A Kiwi fast-food joint wants its global counterparts to stop polluting New Zealand with plastic.
McDonald's is one of the fast-food giants to commit to making 100 percent of its packaging from renewable, recycled, or certified sources by 2025.
But one of their most needless plastic products is proving too popular to get rid of.
Sustainable Coastlines' Camden Howitt finds evidence of the fast-food industry on our beaches every day.
"They're a huge player in that game and a huge touchpoint for consumers every day," Howitt told Newshub.
New Zealand is littered with more than 258 million litres of takeaway containers and over the past decade, Howitt's seen no improvement.
Walking on a beach, the sight of straw after straw is never too far.
But Kiwi establishment Better Burger trying to do better.
"Nothing goes to a customer that is plastic," operations manager Josh Harre says.
Their cups, lids, straws, even their water bottles are 100 percent commercially compostable. That is, however, only if they're disposed of in the instore bins.

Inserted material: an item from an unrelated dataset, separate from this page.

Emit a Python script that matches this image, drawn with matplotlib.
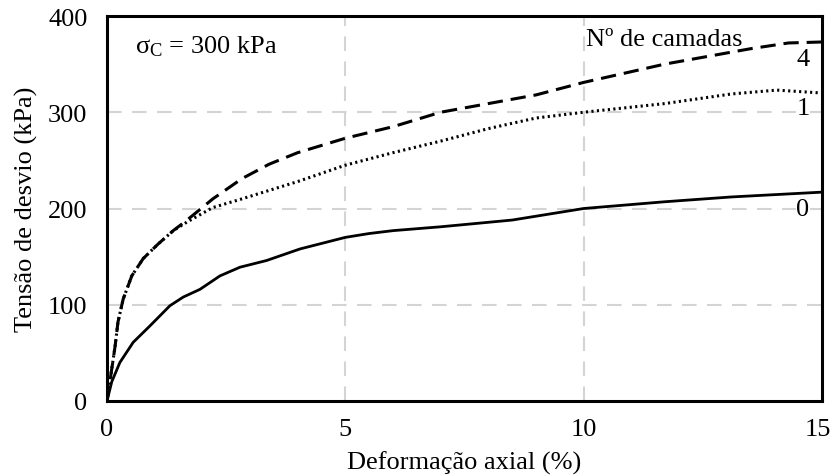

But still, with just five stores, in two years their plant-based alternative has saved the production of four million units of plastic packaging.
And they think their global counterparts could do more too.
"If we can do it with our whole range, why not start with straws, why not start with a napkin or a single bag.
Which brings us to McDonald's - New Zealand's most littered takeout brand.
With 167 restaurants, volume is part of the problem and part of the excuse for not having fixed the problem.
"We serve about 1.6 million people a week, so there's a practical thing, there are not enough straws in the world, fibre straws, there's not enough to supply us in the world," spokesperson Simon Kenny told Newshub.
So it's baby steps.
At the moment, they're trialling the fibre straws, wooden cutlery and recyclable cups.
But plastic pollution researcher Trisia Farrelly says recycling is not enough.
"We're actually looking at around 40 percent increase in plastic pollution in the next 10 years so they're upping their game," the Massey Anthropologist said.
The priority needs to be cutting out needless plastic altogether.
As well as the plastic used for packaging, McDonald's is also the world's largest toy distributor, selling 1.5 billion Happy Meal toys each year.
"They're literally played with for maybe 10 minutes, or a week at the most before they end up under the sofa or in the bin... They're just useless bits of plastic that we don't need," Dr Farrelly said.
McDonald's does offer a book alternative, albeit, wrapped in plastic, but still, 90 percent of parents are still choosing the toy for their kids.
Burger King has already quit the plastic toy game but didn't want to discuss any of their sustainability initiatives with Newshub. Neither did Restaurant Brands, which owns KFC, Pizza Hut and Carls Jr.